Dr. Ross Slotten says:
Approved in 2017, Juluca is another highly effective STR, but it does not include 2 NRTIs. It is a unique two-drug regimen: an INSTI and NNRTI (non-nucleoside reverse transcriptase inhibitor). NRTIs have been implicated in a number of adverse events, like lactose acidosis (all NRTIs), kidney toxicity (TDF), lipodystrophy (AZT/Retrovir and D4T/Zerit), heart attacks (abacavir), and bone density loss (TDF). Juluca contains dolutegravir and rilpivirine, a second generation non-nucleoside reverse transcriptase inhibitor distantly related to efavirenz (Sustiva). The drug has a special place in my heart because it is the first STR that I have been able to prescribe to people who were heavily pre-treated in the early days of HIV treatment and developed multiple resistance mutations to the NRTI class of drugs. Thus, Biktarvy and Triumeq, yet to be proven otherwise, are probably not good choices in this setting. It is very well tolerated and, like Triumeq, a very tiny pill. The main drawback to Juluca is that rilpivirine has a low barrier to resistance. The medication must be taken with a high caloric meal (more than 400 calories) that must be chewed (no protein drinks; chewing increases its absorption). It can’t be taken with a proton pump inhibitor (PPI), like Prilosec, Nexium, or Prevacid, which interferes with rilpivirine’s absorption. Other acid blockers, like Tagamet, Pepcid, and Zantac, will not interfere with absorption if taken 12 hours apart. Juluca is a niche drug but one that has reduced the pill burden in a number of my heavily pre-treated patients.

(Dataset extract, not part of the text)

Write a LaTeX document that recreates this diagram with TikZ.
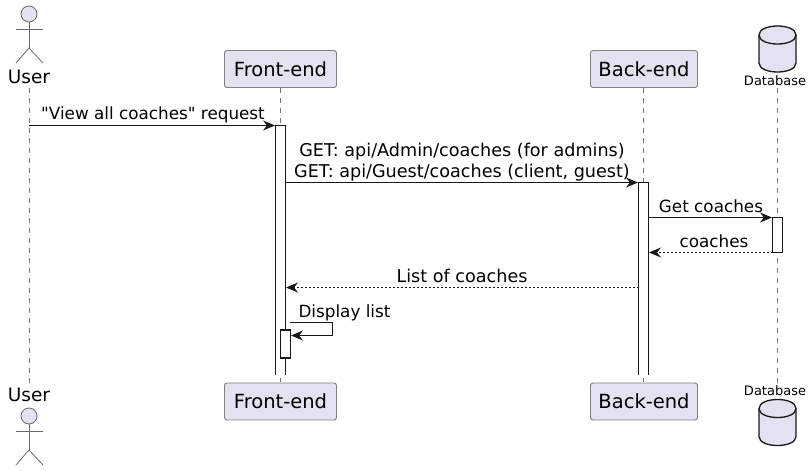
\documentclass[tikz,border=0pt]{standalone}
\usepackage{fontspec}
\usepackage{tkz-euclide}
\setmainfont{DejaVu Sans}[Ligatures=TeXOff]
\usetikzlibrary{arrows.meta}
\definecolor{partfill}{HTML}{E2E2F0}
\definecolor{ink}{HTML}{181818}
\tikzset{
  part/.style={draw=ink!55,line width=.9pt,fill=partfill,rounded corners=2.5pt,minimum height=37pt,inner sep=0pt,font=\fontsize{19.5}{22}\selectfont},
  actorlabel/.style={font=\fontsize{18.5}{22}\selectfont,inner sep=0pt},
  dblabel/.style={font=\fontsize{13}{16}\selectfont,inner sep=0pt},
  msg/.style={anchor=base,inner sep=0pt,font=\fontsize{16.8}{21}\selectfont,align=center},
  msgwide/.style={msg,font=\fontsize{17.6}{21}\selectfont},
  life/.style={draw=ink!60,line width=.8pt,dash pattern=on 5pt off 5pt},
  call/.style={draw=ink,line width=1.1pt,-{Stealth[length=12pt,width=10pt,inset=4pt]}},
  reply/.style={draw=ink,line width=.8pt,dash pattern=on 2pt off 2pt,-{Stealth[length=12pt,width=10pt,inset=4pt]}},
  active/.style={draw=ink,line width=1.1pt,fill=white},
  stick/.style={draw=ink!65,line width=.8pt}
}
\begin{document}
\begin{tikzpicture}[x=1pt,y=-1pt]
\useasboundingbox (0,0) rectangle (812,471);
% lifeline ends
\tkzDefPoint(29,88){userT}\tkzDefPoint(29,384){userB}
\tkzDefPoint(280.5,88){frontT}\tkzDefPoint(280.5,382){frontB}
\tkzDefPoint(643.5,88){backT}\tkzDefPoint(643.5,382){backB}
\tkzDefPoint(777,88){dbT}\tkzDefPoint(777,384){dbB}
\draw[life] (userT) -- (userB);
\draw[life] (frontT) -- (frontB);
\draw[life] (backT) -- (backB);
\draw[life] (dbT) -- (dbB);
% participants
\foreach \py/\pn in {69/T,401.5/B}{
  \node[part,minimum width=112pt] (front\pn box) at (280.5,\py) {Front-end};
  \node[part,minimum width=107pt] (back\pn box) at (644,\py) {Back-end};
}
% actors
\foreach \ay/\an/\ly in {0/T/77,402/B/395}{
  \node[stick,circle,fill=partfill,minimum size=16pt,inner sep=0pt] (head\an) at (29,14+\ay) {};
  \coordinate (hip\an) at (29,48+\ay);
  \draw[stick] (head\an) -- (hip\an);
  \draw[stick] (16,29+\ay) -- (43,29+\ay);
  \draw[stick] (16,63+\ay) -- (hip\an) -- (43,63+\ay);
  \node[actorlabel] (user\an) at (29,\ly) {User};
}
% databases
\foreach \dy/\dn/\ly in {26/T/81,399.5/B/391}{
  \path[draw=ink,line width=1.3pt,fill=partfill] (759,\dy+9)
    .. controls (759,\dy-3) and (796,\dy-3) .. (796,\dy+9)
    -- (796,\dy+37) .. controls (796,\dy+49) and (759,\dy+49) .. (759,\dy+37) -- cycle;
  \path[draw=ink,line width=1.3pt] (759,\dy+9)
    .. controls (759,\dy+21) and (796,\dy+21) .. (796,\dy+9);
  \node[dblabel] (db\dn) at (775,\ly) {Database};
}
% activations
\draw[active] (275.5,375) -- (275.5,125.5) -- (285.5,125.5) -- (285.5,375);
\draw[active] (638.5,375) -- (638.5,182.5) -- (648.5,182.5) -- (648.5,375);
\node[active,minimum width=10pt,minimum height=35pt,inner sep=0pt] (dbact) at (777.5,235) {};
\node[active,minimum width=10pt,minimum height=28pt,inner sep=0pt] (selfact) at (285.5,344) {};
% message ends
\tkzDefPoint(29,125.5){reqA}\tkzDefPoint(275,125.5){reqB}
\tkzDefPoint(285.5,182.5){getA}\tkzDefPoint(638,182.5){getB}
\tkzDefPoint(648.5,217.5){dbA}\tkzDefPoint(772,217.5){dbC}
\tkzDefPoint(772.5,252.5){retA}\tkzDefPoint(649,252.5){retB}
\tkzDefPoint(638.5,287.5){listA}\tkzDefPoint(286,287.5){listB}
\tkzDefPoint(290,322.5){selfA}\tkzDefPoint(332.5,322.5){selfB}
\tkzDefPoint(332.5,335.5){selfC}\tkzDefPoint(291,335.5){selfD}
\draw[call] (reqA) -- (reqB);
\draw[call] (getA) -- (getB);
\draw[call] (dbA) -- (dbC);
\draw[reply] (retA) -- (retB);
\draw[reply] (listA) -- (listB);
\draw[call] (selfA) -- (selfB) -- (selfC) -- (selfD);
% labels
\node[msg] (reqtxt) at (153,119) {"View all coaches" request};
\node[msgwide] (gettxt) at (462,177) {GET: api/Admin/coaches (for admins)\\GET: api/Guest/coaches (client, guest)};
\node[msg] (dbtxt) at (711,212) {Get coaches};
\node[msg] (rettxt) at (714,247) {coaches};
\node[msgwide] (listtxt) at (462,282) {List of coaches};
\node[msg] (selftxt) at (344.5,317) {Display list};
\end{tikzpicture}
\end{document}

Activist Bridgette Picou says:
Juluca is indicated as a switch regimen. Specifically, patients virally suppressed for more than six months and stable on their current regimen. It is two drugs rather than three, which is a long-term-use benefit since it should reduce drug effects on the body over time. Less drug, less toxicity. Juluca should also be taken with a meal.